So you’ve accepted a new opportunity…

The Resignation Process

It’s always great news when you receive a job offer. After successfully completing the Interview Process, you would imagine it would be smooth sailing from there…but then you think, “oh wait, now I need to tell my boss”.

We have in fact found that many candidates tend to find the resignation process awkward or even challenging at times.

Let’s face it, it’s not the easiest conversation to have with your Manager, nor is it the most positive. It certainly isn’t going to brighten up their day – nevertheless, it’s something that simply must be done so that you can actually start your new job!

In light of this, I thought it would be beneficial to share my main points of advice that could hopefully help if you are feeling nervous or concerned prior to your resignation.

  1. Start by sending an email to your Manager and copy in HR if you have your own contact.

    Obviously, you will have a letter that you can hand over when you sit down with your Manager in private. The purpose of the email is to solidify your resignation date electronically and you can use this as the start of your notice period if you are eager to finish at an earlier date.

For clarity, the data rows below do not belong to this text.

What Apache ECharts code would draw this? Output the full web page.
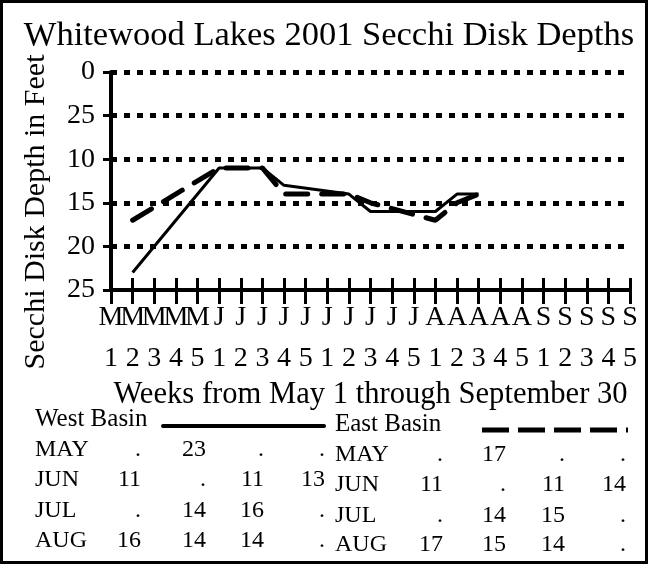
<!DOCTYPE html>
<html>
<head>
<meta charset="utf-8">
<script src="https://cdn.jsdelivr.net/npm/echarts@6/dist/echarts.min.js"></script>
<style>
  html, body { margin: 0; padding: 0; background: #fff; }
  #chart { width: 649px; height: 572px; }
</style>
</head>
<body>
<div id="chart"></div>
<script>
// Whitewood Lakes 2001 Secchi disk readings (feet), weeks 1-4 of each month
const monthNames = ['May', 'Jun', 'Jul', 'Aug', 'Sep'];
const weekNumbers = ['1', '2', '3', '4', '5'];
const yTickLabels = ['0', '25', '10', '15', '20', '25'];
const tableMonths = ['MAY', 'JUN', 'JUL', 'AUG'];

const westMay = [null, 23, null, null];
const westJun = [11, null, 11, 13];
const westJul = [null, 14, 16, null];
const westAug = [16, 14, 14, null];

const eastMay = [null, 17, null, null];
const eastJun = [11, null, 11, 14];
const eastJul = [null, 14, 15, null];
const eastAug = [17, 15, 14, null];

const westRows = [westMay, westJun, westJul, westAug];
const eastRows = [eastMay, eastJun, eastJul, eastAug];

const FONT_FAMILY = '"Liberation Serif", "Times New Roman", serif';

// one category per week, May week 1 through September week 5
const weeks = [];
monthNames.forEach(m => weekNumbers.forEach(w => weeks.push(m + ' ' + w)));

function weeklySeries(rows) {
  const out = [];
  monthNames.forEach((m, mi) => {
    weekNumbers.forEach((w, wi) => {
      const row = rows[mi];
      const v = row && wi < row.length ? row[wi] : null;
      out.push(v);
    });
  });
  return out;
}

const westSeries = weeklySeries(westRows);
const eastSeries = weeklySeries(eastRows);

function textEl(x, y, text, size, align) {
  return {
    type: 'text', x: x, y: y,
    style: { text: text, font: size + 'px ' + FONT_FAMILY, fill: '#000',
             align: align, verticalAlign: 'middle', textAlign: align, textVerticalAlign: 'middle' }
  };
}

// text table under the chart
function tableGraphics(title, rows, labelX, colRight, titleY, rowY) {
  const items = [textEl(labelX, titleY, title, 25, 'left')];
  rows.forEach((row, r) => {
    items.push(textEl(labelX, rowY[r], tableMonths[r], 24, 'left'));
    row.forEach((v, c) => {
      items.push(textEl(colRight[c], rowY[r], v == null ? '.' : String(v), 24, 'right'));
    });
  });
  return items;
}

const chart = echarts.init(document.getElementById('chart'), null, { renderer: 'canvas' });

const graphics = [
  { type: 'rect', shape: { x: 1.5, y: 1.5, width: 645, height: 561 },
    style: { fill: 'none', stroke: '#000', lineWidth: 3 }, z: 10 },
  textEl(329, 36, 'Whitewood Lakes 2001 Secchi Disk Depths', 34.5, 'center'),
  Object.assign(textEl(36, 212, 'Secchi Disk Depth in Feet', 30, 'center'), { rotation: Math.PI / 2 }),
  { type: 'line', shape: { x1: 163, y1: 426, x2: 324, y2: 426 },
    style: { stroke: '#000', lineWidth: 4, lineCap: 'round' } },
  { type: 'line', shape: { x1: 482, y1: 430, x2: 628, y2: 430 },
    style: { stroke: '#000', lineWidth: 5, lineDash: [27, 9] } }
].concat(
  tableGraphics('West Basin', westRows, 35, [141, 206, 264, 325], 419, [450, 480, 511, 541]),
  tableGraphics('East Basin', eastRows, 335, [443, 506, 565, 626], 424, [455, 485, 516, 545])
);

chart.setOption({
  animation: false,
  backgroundColor: '#fff',
  textStyle: { fontFamily: FONT_FAMILY, color: '#000' },
  grid: { left: 111, right: 19, top: 72, bottom: 282, containLabel: false },
  xAxis: [
    {
      type: 'category', data: weeks, boundaryGap: false, position: 'bottom',
      name: 'Weeks from May 1 through September 30', nameLocation: 'middle', nameGap: 88,
      nameTextStyle: { fontSize: 30.6, fontFamily: FONT_FAMILY, color: '#000' },
      axisLine: { show: true, onZero: false, lineStyle: { color: '#000', width: 4 } },
      axisTick: { show: true, interval: 0, length: 14, lineStyle: { color: '#000', width: 3 } },
      axisLabel: {
        interval: 0, margin: 7, fontSize: 28, lineHeight: 41, color: '#000', fontFamily: FONT_FAMILY,
        formatter: v => v.charAt(0) + '\n' + v.split(' ')[1]
      },
      splitLine: { show: false }
    },
    {
      type: 'category', data: weeks, boundaryGap: false, position: 'bottom',
      axisLine: { show: false, onZero: false },
      axisTick: { show: true, inside: true, interval: 0, length: 12, lineStyle: { color: '#000', width: 3 } },
      axisLabel: { show: false },
      splitLine: { show: false }
    }
  ],
  yAxis: {
    type: 'value', inverse: true, min: 0, max: 25, interval: 5,
    axisLine: { show: true, onZero: false, lineStyle: { color: '#000', width: 4 } },
    axisTick: { show: true, length: 8, lineStyle: { color: '#000', width: 3 } },
    axisLabel: {
      margin: 16, fontSize: 28, color: '#000', fontFamily: FONT_FAMILY,
      formatter: v => yTickLabels[Math.round(v / 5)]
    },
    splitLine: { show: true, showMaxLine: false, lineStyle: { color: '#000', width: 5, type: [6, 7] } }
  },
  series: [
    {
      name: 'West Basin', type: 'line', data: westSeries, connectNulls: true,
      symbol: 'none', xAxisIndex: 0,
      lineStyle: { color: '#000', width: 3 }, z: 5
    },
    {
      name: 'East Basin', type: 'line', data: eastSeries, connectNulls: true,
      symbol: 'none', xAxisIndex: 0,
      lineStyle: { color: '#000', width: 5, type: [22, 14], cap: 'round' }, z: 4
    }
  ],
  graphic: graphics
});
</script>
</body>
</html>
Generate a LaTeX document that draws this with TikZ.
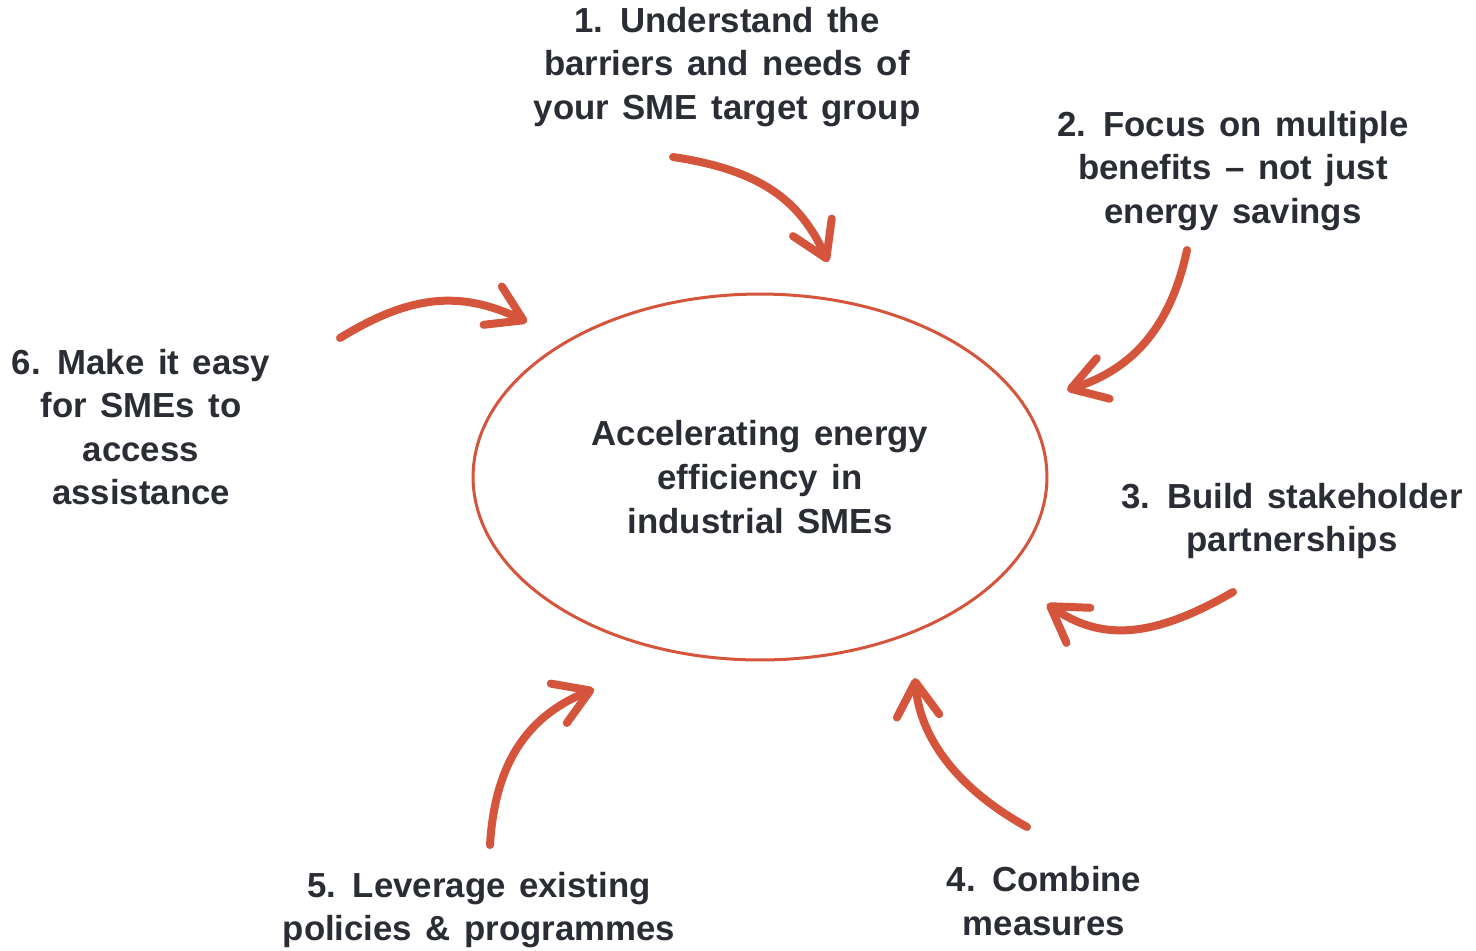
\documentclass[tikz,border=0pt]{standalone}
\usepackage{fontspec}
\setmainfont{Liberation Sans}[WordSpace=1.4]
\usetikzlibrary{
    arrows.meta,
    shapes.geometric
}
\definecolor{brick}{HTML}{D4543C}
\definecolor{ink}{HTML}{2B2D35}
\tikzset{
  point/.style = {
      font=\fontsize{19.8}{24.8}\selectfont\bfseries,
      text=ink,
      align=center,
      inner sep=0pt
  },
  hub/.style = {
      ellipse,
      draw=brick,
      line width=0.06cm,
      minimum width=11.48cm,
      minimum height=7.32cm,
      inner sep=0pt,
      point
  },
  push/.style = {
      draw=brick,
      line width=0.16cm,
      line cap=round,
      -{Straight Barb[length=0.68cm, width=0.85cm, round]}
  }
}

\begin{document}
\begin{tikzpicture}[x=0.02cm, y=-0.02cm]
        \useasboundingbox (0,0) rectangle (1476,950);
        % centre
        \node[hub] (core) at (760,477)
            {Accelerating energy\\efficiency in\\industrial SMEs};
        % the six points
        \node[point] (p1) at (727,67)
            {1. Understand the\\barriers and needs of\\your SME target group};
        \node[point] (p2) at (1233,171)
            {2. Focus on multiple\\benefits -- not just\\energy savings};
        \node[point] (p3) at (1292,521)
            {3. Build stakeholder\\partnerships};
        \node[point] (p4) at (1044,901)
            {4. Combine\\measures};
        \node[point] (p5) at (479,910)
            {5. Leverage existing\\policies \& programmes};
        \node[point] (p6) at (141,427)
            {6. Make it easy\\for SMEs to\\access\\assistance};
        % arrow ends
        \coordinate (s1) at (673,157);
        \coordinate (e1) at (828,262);
        \coordinate (s2) at (1187,250);
        \coordinate (e2) at (1067,390);
        \coordinate (s3) at (1233,592);
        \coordinate (e3) at (1047,604);
        \coordinate (s4) at (1027,827);
        \coordinate (e4) at (915,678);
        \coordinate (s5) at (490,845);
        \coordinate (e5) at (594,689);
        \coordinate (s6) at (340,338);
        \coordinate (e6) at (527,322);
        % Arrows
        \draw[push] (s1) .. controls (760,170) and (800,200) .. (e1);
        \draw[push] (s2) .. controls (1170,330) and (1130,370) .. (e2);
        \draw[push] (s3) .. controls (1150,640) and (1100,640) .. (e3);
        \draw[push] (s4) .. controls (960,790) and (920,740) .. (e4);
        \draw[push] (s5) .. controls (495,760) and (530,715) .. (e5);
        \draw[push] (s6) .. controls (410,295) and (460,290) .. (e6);
    \end{tikzpicture}
\end{document}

  2. Be firm when you break the news.

    You have made your decision to leave which is why you are sitting in that room with your manager in the first place. You need to make it clear that your mind has been made up and that it is not a negotiation. If you give your manager false hope, they may run around trying to change things for you as a last-ditch effort to keep you but when you end up leaving. It will only make things more awkward. Continue to repeat yourself if you need to – your aim is get the point across that you have made you mind up and that you are leaving.

  3. Keep the conversation professional.

    There is a reason you accepted the offer at your new firm. Whether you’re unhappy with your current firm or you have simply been offered something better, focus on the positives. Avoid being negative about your current team and workplace and keep your reasons for leaving solely positive towards what you have learnt and what you are now moving on towards.

  4. The less information you share, the better.

    It’s better to be concise with your reasons for leaving. The more you reveal, the more questions will be asked and ultimately, it’s private information that you don’t need to feel pressured into divulging. If it’s easier, simply remind your manager that you have been asked to keep to details of your move professional and confidential.

  5. They will try to keep you.

    Realistically, it’s a hassle for any Manager when they lose a member of their team. To put it crudely, it’s easier to keep you right now than to go through a long hiring process to find someone else who probably won’t start for some time. Senior members of the department may step in and try to persuade you to stay. Admittedly the attention can be somewhat luring but simply revert to Point 2 and remain firm with them – remember, the last thing you want to do is give them any false hope.

  6. Get a concrete end date in place.

    Once they have accepted that you are leaving, your main objective is to solidify an end date so that you confirm a start date with your new employer. If your notice period is non-negotiable then simply confirm what the end date will be, given you have now officially resigned.

If your notice period is negotiable, it can be courteous to negotiate the terms of your handover. Your manager is unlikely to want to keep you longer than they need you as you no longer want to be there. Perhaps set out a list of tasks and objectives mutually that you will agree to complete before you can leave. If you can complete them in an earlier time-frame to a level they are happy with, then you can leave earlier. Maybe start your job as soon as you can or even enjoy a bit of freedom in between!

Leave on a positive note.

Hopefully, you can look back at your old firm and reflect positively. It’s another stint of experience and you never know who you may bump into again. People remember last impressions just as much as they remember first impressions and it’s always nice to be remembered well!